ところが、この話、メインルート(普通に選択すれば通るルート)である「ブラインドマン編」が他のルートと同じくらい短いんです。
大体一時間もあれば読み終わるレベル。
そこまではまぁ良いです。長ければ良いってもんじゃないので。

問題は、このゲームがかまいたちの夜形式だということです。
選択肢によってルートが切り替わり、そのルートによって起きる事件が根本的に変わります。同時に、キャラクターの相関関係や設定も、合わせて微妙に変わる構成になっています。
ところが一話が一時間程度のゲームに置いて、キャラクターの設定が話ごとに変わるのは、かなりのストレスを感じるんですね。
主軸からして話が短いので、ブラインドマン編の知識を前提として、「お、今度はこんな感じで来たな」って言う、キャラ設定を楽しむことが難しいですし。
かといって、どのルートでもキャラクターの設定が同じになるように話を組み立てているわけでもないので、「こういう面から掘り下げてきたのか」って言うワクワク感もない。
あまりにもキャラクターの掘り下げ方が雑で、設定もとってつけた感じがするために、「あ、このルートではこういう設定なのね」って理解することが求められるだけです。
しかも、理解したころにはそのキャラクターは死んでいるか、事件は解決に向かっているので、また次に向けて「キャラクターの設定に対する理解をリセットする作業」が求められる。
これはもうシステム的に大失敗でしょう。

なんで章立てにしなかったのか、というレベルで頭を抱える感じでした。
いえ、メインルートであるブラインドマン編の主要人物が罪人って時点で、章立てにしたら次の章からそいつ出てこなくなるので仕方ないのかもしれませんが。

総括として、本当に残念でした。

他にも言いたいことは山ほどあるんですよ。
インテリ設定のキャラなのにインテリじゃなくてただの変人にしか見えないとか、いろんな切り口からホラーを描こうとしているのに、最終的には生理的な嫌悪感を感じる猟奇シーンに落ち着いてるじゃん、とか。
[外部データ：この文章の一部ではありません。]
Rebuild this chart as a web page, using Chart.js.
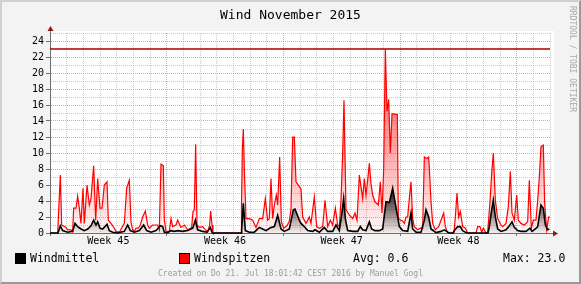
<!DOCTYPE html>
<html>
<head>
<meta charset="utf-8">
<script src="https://cdn.jsdelivr.net/npm/chart.js@4"></script>
<style>
body { margin: 0; position: relative; width: 581px; height: 284px; overflow: hidden; }
#rahmen { position: absolute; left: 0; top: 0; width: 577px; height: 280px; background: #f3f3f3;
  border: 2px solid; border-color: #d0d0d0 #9a9a9a #9a9a9a #d0d0d0; }
canvas { position: absolute; left: 0; top: 0; }
.t { position: absolute; font-family: "DejaVu Sans Mono", monospace; white-space: pre; line-height: 1; color: #000; }
.box { position: absolute; width: 9px; height: 9px; border: 1px solid #000; }
</style>
</head>
<body>
<div id="rahmen"></div>
<canvas id="myWindChart" width="581" height="284"></canvas>
<div class="t" style="left:0;width:581px;text-align:center;top:8px;font-size:13px">Wind November 2015</div>
<div class="t" style="left:568px;top:6px;font-size:8px;color:#a8a8a8;writing-mode:vertical-rl">RRDTOOL / TOBI OETIKER</div>
<div class="box" style="left:15px;top:253px;background:#000"></div>
<div class="t" style="left:30px;top:253px;font-size:11.5px">Windmittel</div>
<div class="box" style="left:179px;top:253px;background:#ff0000"></div>
<div class="t" style="left:194px;top:253px;font-size:11.5px">Windspitzen</div>
<div class="t" id="avg" style="left:353px;top:253px;font-size:11.5px">Avg: 0.6</div>
<div class="t" id="max" style="left:503px;top:253px;font-size:11.5px"></div>
<div class="t" style="left:0;width:581px;text-align:center;top:270px;font-size:8px;color:#9c9c9c">Created on Do 21. Jul 18:01:42 CEST 2016 by Manuel Gogl</div>

<script>
// Zeitachse in Tagen ab Monatsbeginn, Werte in m/s

var weekLabels = ["Week 45", "Week 46", "Week 47", "Week 48"];

var spitzenTage = [0, 0.46, 0.50, 0.62, 0.70, 0.96, 1.06, 1.26, 1.36, 1.42, 1.56, 1.66, 1.76, 1.86, 1.98, 2.06, 2.22, 2.36, 2.46, 2.62,
  2.74, 2.86, 3.00, 3.12, 3.26, 3.42, 3.50, 3.66, 3.86, 3.96, 4.16, 4.46, 4.60, 4.76, 4.86, 4.96, 5.06, 5.16, 5.30, 5.42,
  5.56, 5.72, 5.86, 5.96, 6.16, 6.46, 6.56, 6.66, 6.80, 6.86, 6.96, 7.16, 7.26, 7.36, 7.56, 7.66, 7.86, 8.06, 8.26, 8.50,
  8.58, 8.66, 8.74, 8.82, 8.96, 9.16, 9.30, 9.46, 9.58, 9.64, 9.72, 9.78, 11.46, 11.49, 11.54, 11.60, 11.66, 11.76, 11.96, 12.16,
  12.36, 12.56, 12.76, 12.92, 13.06, 13.16, 13.26, 13.36, 13.46, 13.58, 13.66, 13.78, 13.88, 14.02, 14.22, 14.36, 14.46, 14.56, 14.66, 14.76,
  14.96, 15.06, 15.16, 15.36, 15.56, 15.66, 15.86, 16.00, 16.16, 16.36, 16.50, 16.66, 16.82, 16.96, 17.12, 17.26, 17.36, 17.46, 17.56, 17.64,
  17.67, 17.76, 17.96, 18.16, 18.30, 18.42, 18.56, 18.66, 18.76, 18.86, 18.96, 19.06, 19.16, 19.26, 19.36, 19.50, 19.70, 19.82, 19.92, 20.02,
  20.12, 20.22, 20.32, 20.42, 20.52, 20.60, 20.84, 20.90, 21.06, 21.16, 21.26, 21.36, 21.46, 21.56, 21.66, 21.76, 21.86, 22.06, 22.22,
  22.36, 22.46, 22.62, 22.72, 22.76, 22.86, 22.96, 23.12, 23.32, 23.46, 23.62, 23.72, 23.86, 24.24, 24.32, 24.42, 24.52, 24.62, 24.76, 24.92,
  25.06, 25.56, 25.66, 25.80, 25.90, 26.00, 26.16, 26.26, 26.40, 26.50, 26.60, 26.72, 26.86, 27.06, 27.16, 27.36, 27.50, 27.62, 27.72, 27.86,
  28.00, 28.10, 28.26, 28.46, 28.66, 28.76, 28.88, 29.00, 29.16, 29.26, 29.36, 29.46, 29.60, 29.68, 29.80, 29.92, 30.00];
var spitzenWerte = [0, 0, 1.8, 7.25, 1.0, 0.7, 0.4, 0.4, 0.15, 3.1, 3.1, 4.6, 3.1, 1.2, 5.6, 1.2, 6.0, 3.5, 4.3, 8.4,
  1.6, 6.8, 3.1, 3.1, 6.0, 6.4, 1.6, 1.2, 0.6, 0.2, 0.1, 1.2, 5.6, 6.6, 1.4, 0.4, 0.2, 0.6, 0.6, 1.0,
  2.0, 2.75, 1.0, 0.6, 1.0, 1.0, 0.4, 8.6, 8.4, 1.6, 0.2, 0.2, 1.8, 0.8, 1.0, 1.6, 0.7, 1.0, 0.4, 0.7,
  2.7, 2.9, 11.1, 1.0, 0.7, 0.8, 0.45, 0.15, 1.0, 2.75, 1.0, 0, 0, 3.3, 10.4, 13.0, 7.9, 1.8, 1.8, 1.6,
  0.7, 1.8, 1.8, 4.3, 1.6, 1.8, 6.8, 1.8, 3.5, 4.75, 3.5, 9.5, 1.4, 0.6, 0.9, 1.5, 3.0, 12.0, 12.0, 6.4,
  5.8, 5.5, 2.0, 1.2, 2.0, 1.2, 4.5, 0.8, 0.6, 0.8, 4.1, 0.8, 1.6, 1.0, 3.1, 1.0, 0.8, 4.1, 10.0, 16.6,
  16.6, 2.9, 2.25, 1.8, 2.5, 1.6, 7.25, 5.8, 4.3, 6.8, 4.75, 6.6, 8.7, 6.2, 4.75, 3.9, 3.5, 6.4, 2.5, 7.9,
  23.0, 15.2, 16.7, 10.0, 14.9, 14.9, 14.8, 1.8, 1.6, 1.5, 1.2, 2.0, 2.0, 4.3, 6.4, 1.8, 0.8, 0.4, 0.6,
  0.6, 9.5, 9.3, 9.5, 8.1, 3.9, 1.2, 0.4, 0.8, 1.6, 2.5, 0.8, 0, 0, 2.0, 5.0, 2.0, 2.7, 0.8, 0.6,
  0, 0, 0.8, 0.8, 0.1, 0.6, 0, 0.1, 3.9, 7.5, 10.0, 4.1, 1.8, 1.0, 0.8, 1.2, 3.3, 7.7, 2.5, 1.6,
  4.75, 1.6, 1.2, 1.0, 1.4, 6.6, 0.6, 1.6, 1.6, 4.1, 7.0, 10.8, 11.0, 3.7, 0.4, 2.0, 2.0];

var mittelTage = [0, 0.48, 0.62, 0.76, 1.06, 1.36, 1.50, 1.66, 1.86, 2.06, 2.26, 2.46, 2.62, 2.76, 2.86, 3.00, 3.16, 3.42, 3.56, 3.76,
  4.06, 4.46, 4.66, 4.82, 5.06, 5.36, 5.62, 5.80, 6.06, 6.36, 6.62, 6.76, 6.86, 7.06, 7.26, 7.46, 7.66, 7.96, 8.26, 8.56,
  8.72, 8.86, 9.16, 9.42, 9.62, 9.72, 9.78, 11.46, 11.50, 11.60, 11.72, 11.96, 12.26, 12.56, 12.76, 12.96, 13.22, 13.46, 13.66, 13.86,
  14.06, 14.36, 14.60, 14.70, 14.96, 15.06, 15.26, 15.46, 15.76, 15.90, 16.16, 16.46, 16.66, 16.96, 17.16, 17.36, 17.50, 17.62, 17.72, 17.86,
  18.16, 18.46, 18.62, 18.76, 18.96, 19.16, 19.30, 19.50, 19.76, 19.96, 20.16, 20.36, 20.56, 20.70, 20.86, 20.96, 21.16, 21.46, 21.66, 21.76,
  21.96, 22.26, 22.46, 22.56, 22.72, 22.86, 23.16, 23.46, 23.66, 23.80, 23.94, 24.18, 24.26, 24.46, 24.62, 24.76, 24.96, 25.06, 26.28, 26.36,
  26.50, 26.60, 26.72, 26.86, 27.06, 27.36, 27.52, 27.72, 27.86, 28.06, 28.26, 28.56, 28.80, 28.92, 29.12, 29.26, 29.46, 29.60, 29.72, 29.86, 29.96];
var mittelWerte = [0, 0, 0.9, 0.3, 0.1, 0.2, 1.2, 0.8, 0.5, 0.3, 0.5, 0.9, 1.6, 1.0, 1.4, 0.6, 0.5, 1.1, 0.3, 0.1,
  0, 0.2, 1.0, 0.3, 0.1, 0.3, 1.0, 0.3, 0.1, 0.3, 0.9, 0.8, 0.1, 0.05, 0.3, 0.2, 0.3, 0.2, 0.3, 0.6,
  1.6, 0.4, 0.2, 0.1, 0.7, 0.1, 0, 0, 0.5, 3.7, 0.3, 0.1, 0.1, 0.7, 0.5, 0.3, 0.65, 0.8, 2.2, 0.5,
  0.2, 0.5, 2.9, 3.0, 1.6, 1.2, 0.8, 0.3, 0.2, 0.4, 0.1, 0.7, 0.2, 0.2, 1.0, 0.3, 2.25, 4.3, 1.8, 0.3,
  0.2, 0.2, 0.8, 0.4, 0.3, 1.4, 0.5, 0.3, 0.3, 0.5, 3.9, 3.8, 5.6, 3.9, 2.0, 0.8, 0.3, 0.2, 2.5, 0.5,
  0.1, 0.1, 1.6, 2.9, 2.0, 0.5, 0.05, 0.2, 0.4, 0.2, 0, 0, 0.3, 0.8, 0.8, 0.3, 0.05, 0, 0, 0.8,
  2.9, 4.1, 2.0, 0.5, 0.2, 0.4, 0.8, 1.4, 0.7, 0.3, 0.2, 0.2, 0.6, 0.2, 0.5, 0.8, 3.5, 3.1, 1.0, 0.4, 0.5];

var spitzen = spitzenTage.map(function (t, i) { return { x: t, y: spitzenWerte[i] }; });
var mittel = mittelTage.map(function (t, i) { return { x: t, y: mittelWerte[i] }; });
var maxWert = Math.max.apply(null, spitzenWerte);
document.getElementById("max").textContent = "Max: " + maxWert.toFixed(1);

var monoFont = "'DejaVu Sans Mono', monospace";

function verlauf(ctx, oben, farbeOben, farbeUnten) {
  var chart = ctx.chart;
  if (!chart.chartArea) return farbeUnten;
  var y = chart.scales.y;
  var g = chart.ctx.createLinearGradient(0, y.getPixelForValue(oben), 0, y.getPixelForValue(0));
  g.addColorStop(0, farbeOben);
  g.addColorStop(1, farbeUnten);
  return g;
}

var hintergrund = {
  id: "hintergrund",
  beforeDraw: function (chart) {
    var c = chart.ctx, a = chart.chartArea;
    c.save();
    c.fillStyle = "#ffffff";
    c.fillRect(a.left, a.top - 2, a.right - a.left + 4, a.bottom - a.top + 2);
    c.restore();
  },
  afterDraw: function (chart) {
    var c = chart.ctx, a = chart.chartArea;
    c.save();
    c.strokeStyle = "#707070";
    c.lineWidth = 1;
    c.beginPath();
    c.moveTo(a.left + 0.5, a.top); c.lineTo(a.left + 0.5, a.top - 3);
    c.moveTo(a.left - 3, a.bottom + 0.5); c.lineTo(a.left, a.bottom + 0.5);
    c.moveTo(a.right, a.bottom + 0.5); c.lineTo(a.right + 3, a.bottom + 0.5);
    c.stroke();
    c.fillStyle = "#8b1a1a";
    c.beginPath();
    c.moveTo(a.left + 0.5, a.top - 7); c.lineTo(a.left - 2.5, a.top - 2); c.lineTo(a.left + 3.5, a.top - 2);
    c.closePath(); c.fill();
    c.beginPath();
    c.moveTo(a.right + 8, a.bottom + 0.5); c.lineTo(a.right + 3, a.bottom - 2.5); c.lineTo(a.right + 3, a.bottom + 3.5);
    c.closePath(); c.fill();
    c.restore();
  }
};

var canvasWind = document.getElementById("myWindChart");
var myWindChart = new Chart(canvasWind, {
  type: "line",
  data: {
    datasets: [
      {
        data: mittel,
        label: "Windmittel",
        borderColor: "#000000",
        borderWidth: 1.6,
        backgroundColor: function (ctx) { return verlauf(ctx, 5, "rgba(0,0,0,0.8)", "rgba(0,0,0,0.04)"); },
        fill: "origin",
        pointRadius: 0,
        lineTension: 0,
        clip: false
      },
      {
        data: spitzen,
        label: "Windspitzen",
        borderColor: "#ff0000",
        borderWidth: 1.2,
        backgroundColor: function (ctx) { return verlauf(ctx, 14, "rgba(255,0,0,0.45)", "rgba(255,0,0,0.03)"); },
        fill: "origin",
        pointRadius: 0,
        lineTension: 0,
        clip: false
      },
      {
        data: [{ x: 0, y: maxWert }, { x: 30, y: maxWert }],
        label: "Max",
        borderColor: "#b00000",
        borderWidth: 1.5,
        pointRadius: 0,
        fill: false
      }
    ]
  },
  options: {
    responsive: false,
    devicePixelRatio: 1,
    animation: false,
    layout: { padding: { left: 0, top: 33, right: 31, bottom: 0 } },
    plugins: { legend: { display: false }, tooltip: { enabled: false }, title: { display: false } },
    scales: {
      x: {
        type: "linear",
        min: 0,
        max: 30,
        afterBuildTicks: function (scale) {
          var t = [];
          for (var v = 0; v <= 30; v += 0.5) t.push({ value: v });
          scale.ticks = t;
        },
        afterFit: function (scale) { scale.height = 51; },
        ticks: {
          autoSkip: false,
          maxRotation: 0,
          padding: -1,
          color: "#000",
          font: { family: monoFont, size: 10 },
          callback: function (v) {
            var w = (v - 3.5) / 7;
            return (Number.isInteger(w) && weekLabels[w]) ? weekLabels[w] : "";
          }
        },
        grid: {
          tickLength: 3,
          lineWidth: 1,
          color: function (ctx) {
            var v = ctx.tick.value;
            if (!Number.isInteger(v) || v === 0) return "rgba(0,0,0,0)";
            return v % 7 === 0 ? "rgba(200,90,90,0.55)" : "rgba(150,150,150,0.5)";
          },
          tickColor: function (ctx) {
            var v = ctx.tick.value;
            return (Number.isInteger(v) && v % 7 === 0) ? "#707070" : "rgba(0,0,0,0)";
          }
        },
        border: { display: true, color: "#707070", width: 1, dash: [1, 1] }
      },
      y: {
        min: 0,
        max: 25,
        afterBuildTicks: function (scale) {
          var t = [];
          for (var v = 0; v <= 25; v++) t.push({ value: v });
          scale.ticks = t;
        },
        afterFit: function (scale) { scale.width = 50; },
        ticks: {
          autoSkip: false,
          padding: 2,
          color: "#000",
          font: { family: monoFont, size: 10 },
          callback: function (v) { return v % 2 === 0 ? v : ""; }
        },
        grid: {
          tickLength: 4,
          lineWidth: 1,
          color: function (ctx) {
            var v = ctx.tick.value;
            if (v === 0) return "rgba(0,0,0,0)";
            return v % 2 === 0 ? "rgba(200,90,90,0.55)" : "rgba(150,150,150,0.5)";
          },
          tickColor: function (ctx) {
            return ctx.tick.value % 2 === 0 ? "#707070" : "rgba(0,0,0,0)";
          }
        },
        border: { display: true, color: "#707070", width: 1, dash: [1, 1] }
      }
    }
  },
  plugins: [hintergrund]
});
</script>
</body>
</html>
それでもまぁ、最後までクリアできるくらいには時間を潰せました。
ただ、全エンディングをコンプリートしようとかそういうのはもう攻略サイト見ながら作業だなぁ、って感じです。

本当に、流行り神の時に革新的だったと思われる「科学/オカルトルートの切り替え」とか「推理ロジック」とか、そういう実験的な試みを全部形骸化させて、「ホラーの再構成」という試みも試みただけでから回っていて。
実験しなくなった実験作、という感じが否めないんですよね。

「どんな感じで流行り神を再構成するのかなー」と期待していただけに、本当に残念で残念で……

ということで日記を閉じます。はい。